3 juin 2025
All rights reserved , http://purl.org/NET/rdflicense/allrightsreserved
Aradhya Sethiya, « The Constitutional Theory and the Legal Regulation of Political Parties in India », Apollo - Entrepôt de l'université de Cambridge, ID : 10670/1.c5a862...
Indian constitutional democracy is unimaginable without political parties. Yet, parties have received hardly any attention in Indian constitutional or legal scholarship. To bridge this conspicuous gulf, this thesis studies the constitutional theory and the legal treatment of political parties in India. This thesis makes two key contributions. First, it articulates a theory of a desirable relationship between political parties and the Indian Constitution. I term this normative theory ‘constitutional particracy’. Constitutional particracy consists of a set of roles political parties ought to perform within four constitutional structures – electoral process, parliamentarism, bicameralism, and federalism. The performance of these normative roles often requires parties to manipulate the strict formalities of constitutional procedures.

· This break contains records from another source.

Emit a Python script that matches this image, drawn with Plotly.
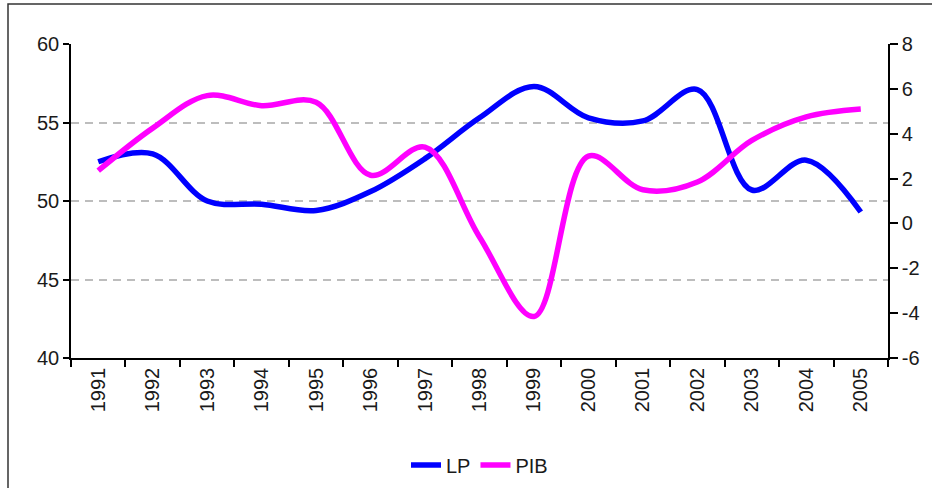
import plotly.graph_objects as go

years = [str(y) for y in range(1991, 2006)]
lp = [52.5, 53.0, 50.0, 49.8, 49.4, 50.6, 52.7, 55.3, 57.3, 55.3, 55.1, 57.1, 50.7, 52.6, 49.3]
pib = [2.35, 4.25, 5.7, 5.25, 5.4, 2.15, 3.4, -0.6, -4.15, 3.0, 1.5, 1.85, 3.7, 4.75, 5.1]

left_ticks = [40, 45, 50, 55, 60]
right_ticks = [-6, -4, -2, 0, 2, 4, 6, 8]
right_labels = [str(v) for v in right_ticks]

FONT = "Liberation Sans, Arial, sans-serif"

fig = go.Figure()
fig.add_trace(go.Scatter(x=years, y=lp, name="LP", mode="lines",
                         line=dict(color="#0000FF", width=5.5, shape="spline", smoothing=1.0),
                         yaxis="y"))
fig.add_trace(go.Scatter(x=years, y=pib, name="PIB", mode="lines",
                         line=dict(color="#FF00FF", width=5.5, shape="spline", smoothing=1.0),
                         yaxis="y2"))

L, R, T, B = 71, 44, 44, 130
W, H = 932, 488
pw, ph = W - L - R, H - T - B

fig.update_layout(
    width=W, height=H,
    margin=dict(l=L, r=R, t=T, b=B, pad=0, autoexpand=False),
    paper_bgcolor="white", plot_bgcolor="white",
    font=dict(family=FONT, size=20, color="#1a1a1a"),
    showlegend=True,
    legend=dict(orientation="h", x=0.5, xanchor="center", y=(358 - 465) / ph, yanchor="middle",
                font=dict(size=20), bgcolor="rgba(0,0,0,0)"),
    xaxis=dict(type="category", range=[-0.5, 14.5], showline=True, linecolor="black", linewidth=1.5,
               ticks="outside", ticklen=7, tickcolor="black", tickwidth=1.5, tickson="boundaries",
               tickangle=-90, showgrid=False, zeroline=False, tickfont=dict(size=20)),
    yaxis=dict(range=[40, 60], tickvals=left_ticks, showline=True, linecolor="black", linewidth=1.5,
               ticks="outside", ticklen=6, tickcolor="black", tickwidth=1.5,
               showgrid=True, gridcolor="#BDBDBD", gridwidth=1.5, griddash="8px,6px",
               zeroline=False, tickfont=dict(size=20)),
    yaxis2=dict(range=[-6, 8], tickvals=right_ticks, ticktext=right_labels, overlaying="y",
                side="right", showline=True, linecolor="black", linewidth=1.5, ticks="outside",
                ticklen=8, tickcolor="black", tickwidth=1.5, showgrid=False, zeroline=False,
                tickfont=dict(size=20)),
    shapes=[dict(type="rect", xref="paper", yref="paper",
                 x0=(8 - L) / pw, x1=(W + 20 - L) / pw,
                 y0=(T + ph - (H + 20)) / ph, y1=(T + ph - 4) / ph,
                 line=dict(color="#333333", width=1.5), fillcolor="rgba(0,0,0,0)", layer="below")],
)

fig.write_html("out.html", config={"displayModeBar": False})

with open("out.html", "r", encoding="utf-8") as f:
    html = f.read()
html = html.replace("<head>", "<head><style>html,body{margin:0;padding:0;overflow:hidden;}</style>", 1)
with open("out.html", "w", encoding="utf-8") as f:
    f.write(html)
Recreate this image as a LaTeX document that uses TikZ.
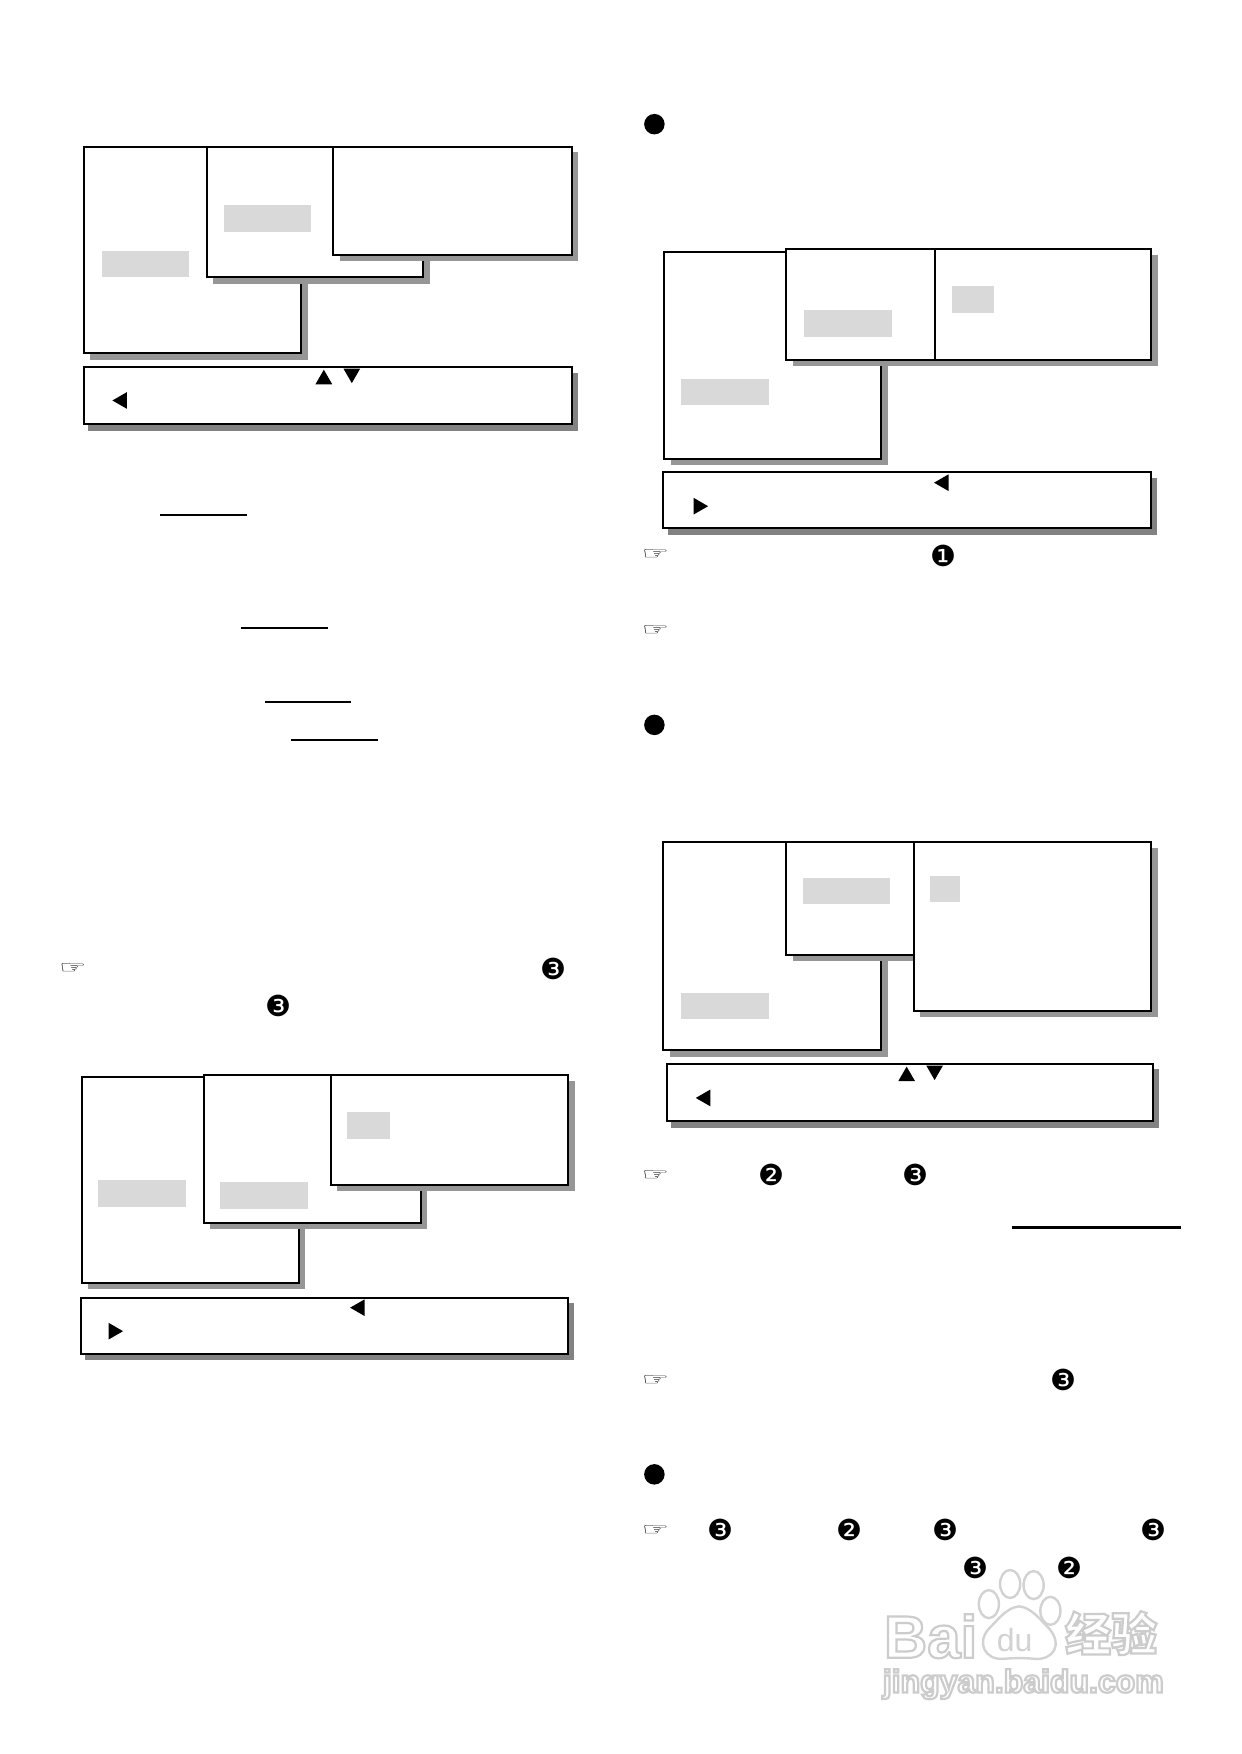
\documentclass[tikz,border=0pt]{standalone}
\usepackage{fontspec}
\setmainfont{Liberation Sans}
\newfontfamily\djv{DejaVu Sans}
\newfontfamily\cjkf{Noto Sans CJK SC}
\definecolor{shadowc}{HTML}{969696}
\definecolor{barshadow}{HTML}{828282}
\definecolor{hilite}{HTML}{D9D9D9}
\definecolor{wmark}{HTML}{D2D2D2}
\tikzset{
  frame/.style={draw=black,line width=2pt,fill=white,line join=miter},
  drop/.style={fill=shadowc},
  bardrop/.style={fill=barshadow},
  hl/.style={fill=hilite},
  rule/.style={draw=black,line width=2.6pt},
  mark glyph/.style={font=\djv\fontsize{29}{29}\selectfont,inner sep=0pt,text=black},
  hand glyph/.style={font=\djv\fontsize{29}{29}\selectfont,inner sep=0pt,text=black},
  dot/.style={circle,fill=black,inner sep=0pt,minimum size=20.5pt},
  wm/.style={inner sep=0pt,anchor=base west,text=white},
  pawline/.style={draw=wmark,line width=2.4pt,fill=white},
}
\newcommand{\hand}{\scalebox{1.05}[0.6]{☞}}
\newcommand{\panel}[4]{%
  \fill[drop] (#1+5.5,#2+5) rectangle (#3+6,#4+5.5);
  \draw[frame] (#1,#2) rectangle (#3,#4);}
\newcommand{\barpanel}[4]{%
  \fill[bardrop] (#1+4,#2+5) rectangle (#3+5.5,#4+6);
  \draw[frame] (#1,#2) rectangle (#3,#4);}
\newcommand{\hlbox}[4]{\fill[hl] (#1,#2) rectangle (#3,#4);}
\newcommand{\tup}[2]{\fill[black] (#1,#2) ++(-7.5,6.5) -- ++(15,0) -- ++(-7.5,-13) -- cycle;}
\newcommand{\tdown}[2]{\fill[black] (#1,#2) ++(-7.5,-6.5) -- ++(15,0) -- ++(-7.5,13) -- cycle;}
\newcommand{\tleft}[2]{\fill[black] (#1,#2) ++(6.5,-7.5) -- ++(0,15) -- ++(-13,-7.5) -- cycle;}
\newcommand{\tright}[2]{\fill[black] (#1,#2) ++(-6.5,-7.5) -- ++(0,15) -- ++(13,-7.5) -- cycle;}
\newcommand{\outlinetext}[1]{\special{pdf:code q 1 Tr 0.8 G 2.2 w}#1\special{pdf:code Q}}
\begin{document}
\begin{tikzpicture}[x=1.1189pt,y=-1.1189pt]
\useasboundingbox (0,0) rectangle (1110,1568);
\fill[white] (0,0) rectangle (1110,1568);

% watermark
\draw[pawline] (884,1434) ellipse (9 and 12.5);
\draw[pawline] (903,1416) ellipse (9 and 12.5);
\draw[pawline] (924,1417) ellipse (9 and 12.5);
\draw[pawline] (939,1440) ellipse (9 and 12.5);
\draw[pawline] (911,1436) .. controls (922,1437) and (930,1448) .. (938,1456)
   .. controls (950,1470) and (942,1484) .. (925,1483)
   .. controls (918,1482) and (905,1482) .. (897,1483)
   .. controls (880,1484) and (873,1468) .. (884,1456)
   .. controls (892,1448) and (900,1437) .. (911,1436) -- cycle;
\node[wm,font=\bfseries\fontsize{60}{60}\selectfont] (w1) at (790,1482) {\outlinetext{Bai}};
\node[wm,font=\fontsize{32}{32}\selectfont,text=wmark] (w2) at (891,1476) {du};
\node[wm,font=\cjkf\bfseries\fontsize{46}{46}\selectfont] (w3) at (952,1476) {\outlinetext{经验}};
\node[wm,font=\bfseries\fontsize{32}{32}\selectfont] (w4) at (789,1513) {\outlinetext{jingyan.baidu.com}};

% group 1, upper left
\panel{75}{131}{269}{316}
\hlbox{91}{224}{169}{248}
\panel{185}{131}{378}{248}
\hlbox{200}{183}{278}{207}
\panel{298}{131}{511}{228}
\barpanel{75}{328}{511}{379}
\tup{289.5}{337}
\tdown{314.5}{336}
\tleft{107}{358}

% rules, left column
\draw[rule] (143,460.5) -- (221,460.5);
\draw[rule] (215,561.5) -- (293,561.5);
\draw[rule] (237,627.5) -- (314,627.5);
\draw[rule] (260,661.5) -- (338,661.5);

\node[hand glyph] (h1) at (65,866) {\hand};
\node[mark glyph] (m1) at (495,866) {❸};
\node[mark glyph] (m2) at (249,899) {❸};

% group 2, lower left
\panel{73}{963}{267}{1147}
\hlbox{88}{1055}{166}{1079}
\panel{182}{961}{376}{1093}
\hlbox{197}{1057}{275}{1081}
\panel{296}{961}{508}{1059}
\hlbox{310}{994}{349}{1018}
\barpanel{72}{1160}{508}{1210}
\tleft{319.5}{1169}
\tright{103.5}{1190}

% group 3, upper right
\node[dot] (d1) at (585,111) {};
\panel{594}{225}{788}{410}
\hlbox{609}{339}{687}{362}
\panel{703}{223}{836}{322}
\hlbox{719}{277}{797}{301}
\panel{836}{223}{1029}{322}
\hlbox{851}{256}{889}{280}
\draw[black,line width=1.6pt] (836,223) -- (836,322);
\barpanel{593}{422}{1029}{472}
\tleft{841.5}{431.5}
\tright{626.5}{452.5}
\node[hand glyph] (h2) at (586,496) {\hand};
\node[mark glyph] (m3) at (843,497) {❶};
\node[hand glyph] (h3) at (586,564) {\hand};

% group 4, middle right
\node[dot] (d2) at (585,648) {};
\panel{593}{753}{788}{939}
\hlbox{609}{888}{687}{911}
\panel{703}{753}{817}{854}
\hlbox{718}{785}{796}{808}
\panel{817}{753}{1029}{904}
\hlbox{831}{783}{858}{806}
\barpanel{596}{951}{1031}{1002}
\tup{810.5}{960}
\tdown{835.5}{959}
\tleft{628.5}{981.5}
\node[hand glyph] (h4) at (586,1051) {\hand};
\node[mark glyph] (m4) at (690,1050) {❷};
\node[mark glyph] (m5) at (818,1050) {❸};
\draw[rule] (905,1097.5) -- (1056,1097.5);
\node[hand glyph] (h5) at (586,1234) {\hand};
\node[mark glyph] (m6) at (951,1234) {❸};

% last section
\node[dot] (d3) at (585,1318) {};
\node[hand glyph] (h6) at (586,1368) {\hand};
\node[mark glyph] (m7) at (644,1368) {❸};
\node[mark glyph] (m8) at (759,1368) {❷};
\node[mark glyph] (m9) at (845,1368) {❸};
\node[mark glyph] (m10) at (1031,1368) {❸};
\node[mark glyph] (m11) at (872,1402) {❸};
\node[mark glyph] (m12) at (956,1402) {❷};
\end{tikzpicture}
\end{document}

However, this unique ability of parties to effect de facto changes to the formal Constitution also makes them constitutionally desirable. Constitutional particracy is desirable because it can make the formal Constitution effective, legitimate, and meaningful under the conditions of mass franchise, a large pluralist society, and a modern complex state. Second, the thesis analyses diverse areas of law that influence the normative roles of parties. In particular, I will focus on the law governing the electoral process, the anti-defection law, the legal treatment of opposition parties, and the legal regulation of intra-party processes. The thread that connects our analysis of various areas of law is this: the function of the law should be to create conducive conditions for constitutional particracy. As such, the theory of constitutional particracy plays three critical roles in our legal analysis: it is an ally that may help us justify certain legal developments; a mirror that reveals the shortcomings of the existing law; and a guiding light that shows us the appropriate direction for legal reform. Through these interventions, the thesis attempts to rescue political parties from the periphery of the Indian Constitution and situate them at its epicentre.